Did you tell your parents?

Before coming here we met them.

So you went back to Burma?

Not back, they came to Bangladesh. Don’t know when I’m going to meet them again.

What did they say when they met you?

My father said, ‘Don’t worry about us. Do whatever you like. It’s your life. You’re big enough now. You know what you’re doing. You know better than me. It was way back when you were a kid you looked for advice. But now, you know more than me. So there’s no way I can advise you. Do whatever you like but don’t do anything you regret later on. And don’t worry about us.’
 
Then we left that place and now we’re here. It was risky. They say if there’s no risk there’s no gain. Hope there’s a better thing we can do.

How long did the journey take?

Two months [in total]. Twelve days from Bangladesh to Malaysia. I was in Malaysia for fifteen days. From there to Indonesia. Then from Indonesia, around twenty-five days. The rest was coming here.

Did you plan for if it goes wrong? Do you have a plan?

No plans. That’s the thing – we can’t go back. If we were in Indonesia and there was no way to come here, we have to stay in Indonesia. We don’t have anything to go back [to]. We lose everything. No money, nothing. So it’s like, you’re on the way, if you drown, if you’re not lucky enough and something goes bad, like lost your life, you don’t need the money. If we reach here, we start from nothing. That’s the main concept of it.

Then you were in a camp?

The detention centre in Darwin. We were moved into three detention centres. Overall, maybe three months.
 
Fortunately, we are lucky enough to get out. We went to Brisbane. The Red Cross was helping us. They keep us there for six weeks. Then you have to find your own house. You can move anywhere.

Where are you now?

We’re looking for a house nearby. More than fifty houses we looking. Our case worker gave us a letter. I think it’s working. We saw a small townhouse and gave the letter to a real estate agent and got a response. That’s the first time we heard something from them. So hopefully we’ll get something.
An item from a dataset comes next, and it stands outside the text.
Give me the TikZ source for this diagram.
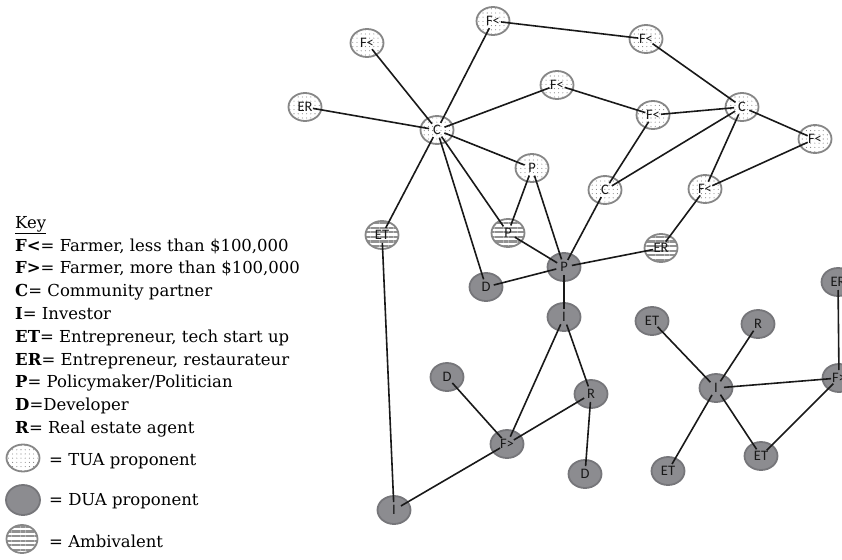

What do you want to do when you settle?

We want to live freely so we can help our parents and our families so that someday we can give them a peaceful future. I want to say, ‘Okay you are old enough. You did a lot. Now at this age you need to take rest. I’m sending you some money. Please move to this part, don’t stay there…’
 
I want them to leave that place. [Even] if you have a lot of money, if you have a lot of land it’s not going to work. There’s no safety. I have heard so many things in these twelve years – like suddenly they burned the whole village. Suddenly they burned the whole mosque. Suddenly they killed everyone. It’s like, today you’re going to live but tomorrow, will I talk to you? There’s no guarantee about that. Not even my family. Anything can happen anytime.
 
[I’ll say], ‘I’ll buy a house for you. I’ll buy land for you, stay there. Just don’t work. Whatever you need I’ll give it to you. You did a lot in your life.’
 
That’s the main thing, you can say is our target. Nothing other than that.’
 
It’s not that much. If you send hundred dollars from here in a month, it will be going to be like, in Burma it is two-hundred thousand.

What can you buy with that?

They can live for one month.

Cover all expenses?

Everything. They can eat; do everything with a hundred dollars a month.
 
It’s not that much. If you think around here, it’s not that much.